Prosecutors in the war crimes trial of former Liberian president Charles Taylor oppose a defense motion to acquit him of charges relating to his alleged involvement in Sierra Leone's civil war. Mr. Taylor's lawyers say prosecutors have failed to prove the case against him.
Prosecution counsel Brenda Hollis says Mr. Taylor's participation in Sierra Leone's civil war contributed directly to crimes against humanity including murder, rape, and enslavement.
"When you look at the evidence, you really could not have started this conflict in Sierra Leone without his involvement. He provided the means, he provided the men - many of the men - he provided commanders early on," she said.
Hollis says Mr. Taylor's provision of radio equipment allowed the rebel Revolutionary United Front to use limited resources more efficiently. She says many of the fighters his men helped train at the start of the conflict rose to become senior rebel commanders.
"The continuing strategic and tactical advice, direction and encouragement provided by the accused enabled them to efficiently and effectively achieve their strategic objectives. And the additional assistance also enabled them to sustain and maintain a campaign of terror in Sierra Leone," she said.
Mr. Taylor is facing an 11-count indictment alleging that he led RUF rebels across the border and acted as their effective leader for much of Sierra Leone's 10-year civil war.
Opening his defense this week, Mr. Taylor's counsel asked judges to acquit the former Liberian rebel leader because they say prosecutors have not shown any evidence linking him to the planning, instigation, or execution of war crimes.

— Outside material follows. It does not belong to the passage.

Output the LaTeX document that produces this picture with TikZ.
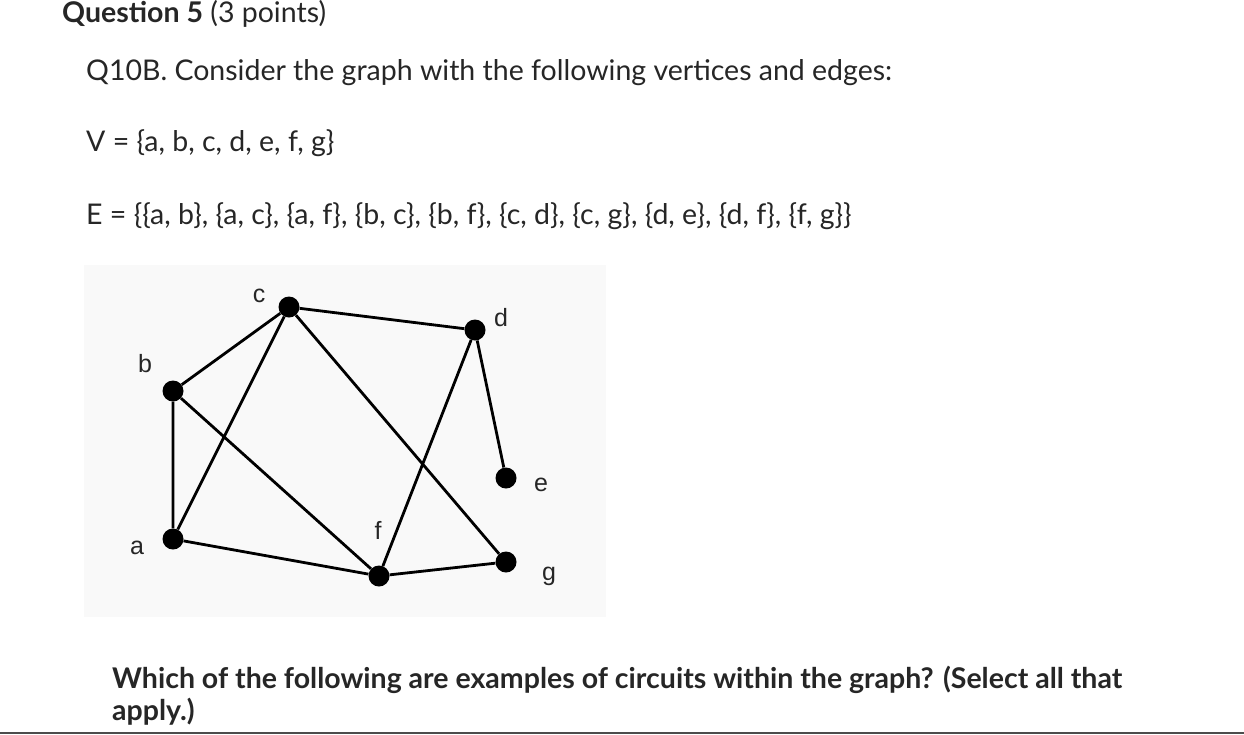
\documentclass[tikz,border=0pt]{standalone}
\usepackage{fontspec}
\setmainfont{Lato}
\newfontfamily\arial{Liberation Sans}
\begin{document}
\begin{tikzpicture}[x=1pt,y=-1pt,
  vtx/.style={circle,fill=black,inner sep=0pt,minimum size=21pt},
  lbl/.style={font=\arial\fontsize{25}{25}\selectfont,text=black!85,inner sep=0pt},
  edge/.style={line width=2.8pt,black},
  txt/.style={anchor=base west,inner sep=0pt,font=\fontsize{28.5}{32}\selectfont,text=black!85}]
\useasboundingbox (0,0) rectangle (1244,734);
\fill[white] (0,0) rectangle (1244,734);
\fill[black!2.5] (84,265) rectangle (606,617);
\node[txt] (q) at (62,22) {\textbf{Question 5} (3 points)};
\node[txt] (t1) at (86,80) {Q10B. Consider the graph with the following vertices and edges:};
\node[txt] (t2) at (86,151) {V = \{a, b, c, d, e, f, g\}};
\node[txt] (t3) at (86,224) {E = \{\{a, b\}, \{a, c\}, \{a, f\}, \{b, c\}, \{b, f\}, \{c, d\}, \{c, g\}, \{d, e\}, \{d, f\}, \{f, g\}\}};
\node[txt] (t4) at (112,688) {\textbf{Which of the following are examples of circuits within the graph? (Select all that}};
\node[txt] (t5) at (112,720) {\textbf{apply.)}};
\node[vtx] (a) at (173,539) {};
\node[vtx] (b) at (173,391) {};
\node[vtx] (c) at (289,307) {};
\node[vtx] (d) at (475,330) {};
\node[vtx] (e) at (506,478) {};
\node[vtx] (f) at (379,576) {};
\node[vtx] (g) at (506,562) {};
\draw[edge] (a)--(b) (a)--(c) (a)--(f) (b)--(c) (b)--(f) (c)--(d) (c)--(g) (d)--(e) (d)--(f) (f)--(g);
\node[lbl] (la) at (137,548) {a};
\node[lbl] (lb) at (145,364) {b};
\node[lbl] (lc) at (259,296) {c};
\node[lbl] (ld) at (501,318) {d};
\node[lbl] (le) at (541,485) {e};
\node[lbl] (lf) at (378,530) {f};
\node[lbl] (lg) at (549,576) {g};
\draw[line width=2pt,black!70] (0,733) -- (1244,733);
\end{tikzpicture}
\end{document}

While conceding that Mr. Taylor supplied arms and ammunition to rebels in Sierra Leone, defense counsel Morris Anyah told the court that there is no evidence his client had direct intent that his actions would lead to the commission of a crime.

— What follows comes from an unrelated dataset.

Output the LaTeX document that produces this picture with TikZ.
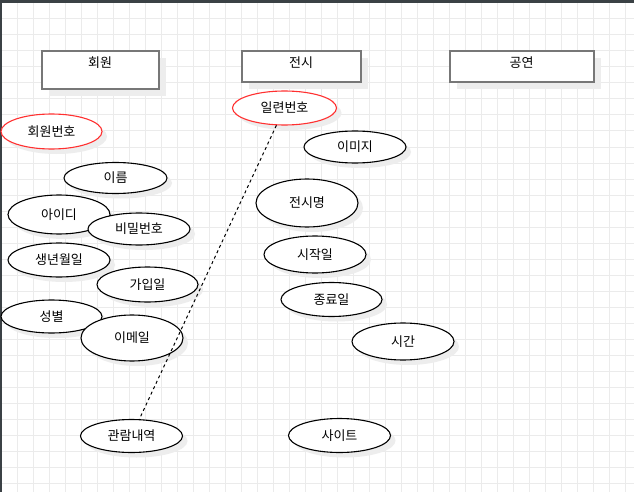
\documentclass[tikz,border=0pt]{standalone}
\usepackage{fontspec}
\setmainfont{Noto Sans CJK KR}
\usepackage{tikz}
\usetikzlibrary{shapes.geometric,shadows}

\definecolor{gridgray}{HTML}{EBEBEB}
\definecolor{shadegray}{HTML}{EDEDED}
\definecolor{boxgray}{HTML}{777777}
\definecolor{keyred}{HTML}{FF3030}
\definecolor{topbar}{HTML}{3B4145}

\begin{document}
\begin{tikzpicture}[
    x=1pt, y=-1pt,
    font=\fontsize{13}{15}\selectfont,
    gridline/.style={draw=gridgray, line width=1pt},
    entity/.style={draw=boxgray, line width=2pt, fill=white, inner sep=0pt, text height=16pt,
      general shadow={shadow xshift=7pt, shadow yshift=-7pt, fill=shadegray}},
    attr/.style={ellipse, draw, line width=1.1pt, fill=white, inner sep=0pt, minimum width=102pt, minimum height=34pt,
      general shadow={shadow xshift=5pt, shadow yshift=-5pt, fill=shadegray}},
    keyattr/.style={attr, draw=keyred},
    link/.style={dash pattern=on 3pt off 3pt, line width=1pt}
  ]
    \useasboundingbox (0,0) rectangle (634,492);
    \fill[white] (0,0) rectangle (634,492);
    \foreach \gx in {1,17,...,633} \draw[gridline] (\gx,0) -- (\gx,492);
    \foreach \gy in {3,19,...,491} \draw[gridline] (0,\gy) -- (634,\gy);
    \fill[topbar] (0,0) rectangle (634,3);
    \fill[topbar] (0,0) rectangle (1.5,492);

    % entities
    \node[entity, minimum width=117pt, text depth=22pt] (member) at (100,70.5) {회원};
    \node[entity, minimum width=119pt, text depth=15pt] (exhibit) at (301,67) {전시};
    \node[entity, minimum width=144pt, text depth=15pt] (show) at (521.5,67) {공연};

    % member attributes
    \node[keyattr, minimum width=101pt, minimum height=35pt] (memberno) at (51.5,131.5) {회원번호};
    \node[attr, minimum width=103pt, minimum height=31pt] (name) at (115.5,178) {이름};
    \node[attr, minimum height=39pt] (userid) at (59,214.5) {아이디};
    \node[attr, minimum height=32pt] (passwd) at (139,229) {비밀번호};
    \node[attr] (birth) at (59,260) {생년월일};
    \node[attr, minimum width=101pt, minimum height=35pt] (joined) at (147.5,284.5) {가입일};
    \node[attr, minimum width=101pt, minimum height=33pt] (gender) at (51.5,316.5) {성별};
    \node[attr, minimum height=46pt] (email) at (132,338) {이메일};
    \node[attr, minimum height=33pt] (viewlog) at (131.5,436) {관람내역};

    % exhibition attributes
    \node[keyattr, minimum width=104pt] (serial) at (284.5,108) {일련번호};
    \node[attr, minimum height=32pt] (image) at (355,147) {이미지};
    \node[attr, minimum height=48pt] (title) at (307,203) {전시명};
    \node[attr, minimum height=37pt] (start) at (315,254.5) {시작일};
    \node[attr, minimum width=101pt] (finish) at (331.5,299.5) {종료일};
    \node[attr, minimum height=37pt] (time) at (403,341.5) {시간};
    \node[attr] (site) at (339.5,435.5) {사이트};

    \draw[link] (serial) -- (viewlog);
  \end{tikzpicture}
\end{document}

"Your honors, if you examine closely the evidence that has been presented and you examine the appropriate legal elements, you will find the evidence lacking," he said.

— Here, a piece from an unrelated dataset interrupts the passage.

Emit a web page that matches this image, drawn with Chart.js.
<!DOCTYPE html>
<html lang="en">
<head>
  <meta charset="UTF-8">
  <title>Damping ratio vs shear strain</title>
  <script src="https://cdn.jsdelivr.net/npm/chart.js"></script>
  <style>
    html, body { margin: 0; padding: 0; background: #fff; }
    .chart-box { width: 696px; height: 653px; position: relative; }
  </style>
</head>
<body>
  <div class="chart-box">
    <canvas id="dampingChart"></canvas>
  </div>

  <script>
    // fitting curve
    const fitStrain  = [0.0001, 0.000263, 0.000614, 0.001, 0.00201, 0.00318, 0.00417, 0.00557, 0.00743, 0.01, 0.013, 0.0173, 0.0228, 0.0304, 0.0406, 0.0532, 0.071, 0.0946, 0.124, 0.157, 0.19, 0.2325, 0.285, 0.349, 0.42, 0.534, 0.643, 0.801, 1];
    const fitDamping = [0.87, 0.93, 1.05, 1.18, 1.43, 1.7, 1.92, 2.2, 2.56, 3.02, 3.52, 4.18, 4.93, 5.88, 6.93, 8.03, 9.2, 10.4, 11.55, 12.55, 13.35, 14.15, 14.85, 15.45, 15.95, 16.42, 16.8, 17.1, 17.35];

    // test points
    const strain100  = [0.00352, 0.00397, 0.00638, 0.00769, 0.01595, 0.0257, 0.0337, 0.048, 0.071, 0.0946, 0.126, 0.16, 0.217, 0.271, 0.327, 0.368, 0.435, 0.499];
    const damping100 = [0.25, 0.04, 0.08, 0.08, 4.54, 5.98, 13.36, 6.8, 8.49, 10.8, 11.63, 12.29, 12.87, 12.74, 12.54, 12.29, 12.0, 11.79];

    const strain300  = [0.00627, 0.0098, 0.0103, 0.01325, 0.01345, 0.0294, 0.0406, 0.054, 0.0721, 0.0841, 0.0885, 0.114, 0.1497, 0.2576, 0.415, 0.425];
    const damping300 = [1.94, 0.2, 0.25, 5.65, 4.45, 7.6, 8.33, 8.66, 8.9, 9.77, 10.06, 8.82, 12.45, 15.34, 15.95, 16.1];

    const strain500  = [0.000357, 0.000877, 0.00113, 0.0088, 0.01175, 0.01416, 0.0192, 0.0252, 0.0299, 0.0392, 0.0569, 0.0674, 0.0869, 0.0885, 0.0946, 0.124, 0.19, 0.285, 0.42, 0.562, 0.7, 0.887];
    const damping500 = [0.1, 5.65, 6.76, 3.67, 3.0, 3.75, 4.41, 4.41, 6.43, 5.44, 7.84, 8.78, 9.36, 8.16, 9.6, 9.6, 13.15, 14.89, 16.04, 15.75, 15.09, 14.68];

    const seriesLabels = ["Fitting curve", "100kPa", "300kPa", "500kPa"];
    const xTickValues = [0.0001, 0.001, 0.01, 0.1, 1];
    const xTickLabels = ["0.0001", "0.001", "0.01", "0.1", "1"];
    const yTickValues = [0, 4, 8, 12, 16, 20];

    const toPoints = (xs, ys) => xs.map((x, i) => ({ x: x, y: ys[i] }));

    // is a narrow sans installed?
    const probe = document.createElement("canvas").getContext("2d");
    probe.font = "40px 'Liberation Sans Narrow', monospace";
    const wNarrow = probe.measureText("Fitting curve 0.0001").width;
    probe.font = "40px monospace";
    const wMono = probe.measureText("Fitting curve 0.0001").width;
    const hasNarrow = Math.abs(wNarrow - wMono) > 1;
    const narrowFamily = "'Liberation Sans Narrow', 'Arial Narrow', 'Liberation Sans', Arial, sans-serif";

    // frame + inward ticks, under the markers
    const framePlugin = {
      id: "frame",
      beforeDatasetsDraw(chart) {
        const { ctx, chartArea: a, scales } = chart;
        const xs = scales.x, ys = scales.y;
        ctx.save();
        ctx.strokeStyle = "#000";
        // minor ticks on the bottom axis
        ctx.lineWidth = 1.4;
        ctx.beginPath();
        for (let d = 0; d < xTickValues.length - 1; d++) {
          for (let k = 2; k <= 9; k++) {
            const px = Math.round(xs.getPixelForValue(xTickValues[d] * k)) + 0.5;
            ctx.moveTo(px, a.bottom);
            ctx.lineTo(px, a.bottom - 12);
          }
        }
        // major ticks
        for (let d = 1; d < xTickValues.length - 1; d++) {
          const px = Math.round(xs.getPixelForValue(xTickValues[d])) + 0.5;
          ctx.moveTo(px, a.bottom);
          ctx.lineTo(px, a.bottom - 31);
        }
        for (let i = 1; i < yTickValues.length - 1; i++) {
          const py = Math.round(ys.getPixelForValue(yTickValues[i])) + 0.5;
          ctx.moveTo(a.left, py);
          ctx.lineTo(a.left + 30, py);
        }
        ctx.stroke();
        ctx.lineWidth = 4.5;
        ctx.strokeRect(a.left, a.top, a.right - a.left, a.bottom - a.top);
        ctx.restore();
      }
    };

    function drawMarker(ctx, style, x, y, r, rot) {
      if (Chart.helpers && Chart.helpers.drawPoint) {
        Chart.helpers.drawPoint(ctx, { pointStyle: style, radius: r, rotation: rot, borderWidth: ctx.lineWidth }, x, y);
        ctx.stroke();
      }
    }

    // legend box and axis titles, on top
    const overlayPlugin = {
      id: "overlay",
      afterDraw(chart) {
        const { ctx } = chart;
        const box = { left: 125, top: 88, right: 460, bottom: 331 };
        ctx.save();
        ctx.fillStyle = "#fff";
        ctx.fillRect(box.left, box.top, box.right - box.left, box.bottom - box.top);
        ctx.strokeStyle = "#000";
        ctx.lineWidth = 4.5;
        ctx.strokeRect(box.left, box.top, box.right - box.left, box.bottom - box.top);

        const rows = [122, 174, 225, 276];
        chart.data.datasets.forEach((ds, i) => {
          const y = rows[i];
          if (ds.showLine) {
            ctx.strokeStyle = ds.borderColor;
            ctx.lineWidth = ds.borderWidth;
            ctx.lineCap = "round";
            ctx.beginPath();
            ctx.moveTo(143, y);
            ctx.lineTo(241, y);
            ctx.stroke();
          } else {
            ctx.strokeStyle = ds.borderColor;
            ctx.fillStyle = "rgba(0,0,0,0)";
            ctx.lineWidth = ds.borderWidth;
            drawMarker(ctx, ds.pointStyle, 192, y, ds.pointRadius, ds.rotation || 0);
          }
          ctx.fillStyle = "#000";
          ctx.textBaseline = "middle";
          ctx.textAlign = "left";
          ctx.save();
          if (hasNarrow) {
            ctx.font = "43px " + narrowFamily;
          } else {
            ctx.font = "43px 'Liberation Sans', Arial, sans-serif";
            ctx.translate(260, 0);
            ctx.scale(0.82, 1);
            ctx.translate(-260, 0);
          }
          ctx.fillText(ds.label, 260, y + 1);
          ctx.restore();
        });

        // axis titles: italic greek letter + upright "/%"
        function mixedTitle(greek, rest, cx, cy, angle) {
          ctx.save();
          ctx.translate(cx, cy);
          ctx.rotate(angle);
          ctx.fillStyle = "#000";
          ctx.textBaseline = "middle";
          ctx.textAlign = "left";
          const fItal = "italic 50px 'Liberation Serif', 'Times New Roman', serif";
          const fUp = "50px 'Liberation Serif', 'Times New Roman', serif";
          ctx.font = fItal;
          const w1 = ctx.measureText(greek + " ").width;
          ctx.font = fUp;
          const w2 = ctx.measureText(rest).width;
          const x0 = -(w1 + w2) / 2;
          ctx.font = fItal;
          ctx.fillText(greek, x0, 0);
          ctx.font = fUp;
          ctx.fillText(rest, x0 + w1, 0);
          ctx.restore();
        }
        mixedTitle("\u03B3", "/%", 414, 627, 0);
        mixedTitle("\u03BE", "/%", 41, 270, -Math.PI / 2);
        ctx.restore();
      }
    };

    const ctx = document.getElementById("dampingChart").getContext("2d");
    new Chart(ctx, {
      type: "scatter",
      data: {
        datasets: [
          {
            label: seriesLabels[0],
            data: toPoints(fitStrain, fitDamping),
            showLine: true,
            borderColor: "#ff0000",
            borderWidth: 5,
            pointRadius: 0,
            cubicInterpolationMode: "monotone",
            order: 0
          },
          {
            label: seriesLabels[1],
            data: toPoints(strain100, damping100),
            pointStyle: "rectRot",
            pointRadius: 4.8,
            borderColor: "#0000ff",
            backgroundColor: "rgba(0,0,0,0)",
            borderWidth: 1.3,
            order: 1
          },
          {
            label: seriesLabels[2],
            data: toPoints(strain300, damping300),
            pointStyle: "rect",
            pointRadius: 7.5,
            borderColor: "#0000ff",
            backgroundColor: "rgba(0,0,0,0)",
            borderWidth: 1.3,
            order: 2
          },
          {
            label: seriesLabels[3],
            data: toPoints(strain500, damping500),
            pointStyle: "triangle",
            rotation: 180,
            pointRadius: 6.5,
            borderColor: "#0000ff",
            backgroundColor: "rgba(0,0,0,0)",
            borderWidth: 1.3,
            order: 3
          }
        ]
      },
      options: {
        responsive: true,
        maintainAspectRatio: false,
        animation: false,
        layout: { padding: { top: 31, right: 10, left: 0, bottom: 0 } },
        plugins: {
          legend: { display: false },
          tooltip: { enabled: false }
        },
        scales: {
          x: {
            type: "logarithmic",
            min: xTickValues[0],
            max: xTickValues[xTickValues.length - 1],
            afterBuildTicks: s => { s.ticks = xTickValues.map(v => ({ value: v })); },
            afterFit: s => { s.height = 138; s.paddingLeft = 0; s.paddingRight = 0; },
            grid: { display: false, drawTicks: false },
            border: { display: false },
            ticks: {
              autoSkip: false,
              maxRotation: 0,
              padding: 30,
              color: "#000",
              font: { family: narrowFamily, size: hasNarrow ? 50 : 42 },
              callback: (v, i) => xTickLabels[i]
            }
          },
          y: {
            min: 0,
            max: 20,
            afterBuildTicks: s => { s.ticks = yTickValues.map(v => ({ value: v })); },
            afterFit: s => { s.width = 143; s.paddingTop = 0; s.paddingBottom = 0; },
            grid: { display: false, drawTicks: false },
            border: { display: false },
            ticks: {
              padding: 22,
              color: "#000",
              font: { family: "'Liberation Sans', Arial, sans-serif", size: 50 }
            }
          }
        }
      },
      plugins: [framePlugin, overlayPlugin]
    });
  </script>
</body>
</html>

Arguing against the defense motion to acquit Mr. Taylor, Hollis told judges that at this point they need find only that evidence presented could support a conviction, not that it ultimately will. She cited the testimony of a witness who said rebel leader Foday Sankoh told Mr. Taylor about plans to disrupt Sierra Leone's 1996 elections.
"The offensive would be to make people fearful and anybody who was captured would be amputated and they would ask the person to take his hands off the election. And that in response to this information," she said. "Charles Taylor indicated that the plan was not a bad one. And that Foday Sankoh then communicated to his commanders that he had explained this plan to Charles Taylor, and Charles Taylor said it was not a bad plan at all," she concluded.
The prosecution's indictment says Mr. Taylor helped develop and execute a joint criminal enterprise to control Sierra Leone's diamond wealth and topple the government in Freetown. He has pled not guilty.
The Freetown session of the special court jointly established by the United Nations and the government of Sierra Leone handed down its final judgments Wednesday. It sentenced the three most senior surviving members of the rebel RUF to prison terms of between 52 and 25 years for murder, sexual enslavement, and attacks against U.N. troops.
Mr. Taylor's trial was moved to The Hague because of fears that his supporters might disrupt proceedings held in neighboring Sierra Leone.
Judges are expected to rule on the defense "Motion for Judgment of Acquittal" in the next few days. If the motion is denied and the trial continues, defense lawyers say Mr. Taylor will be their first witness.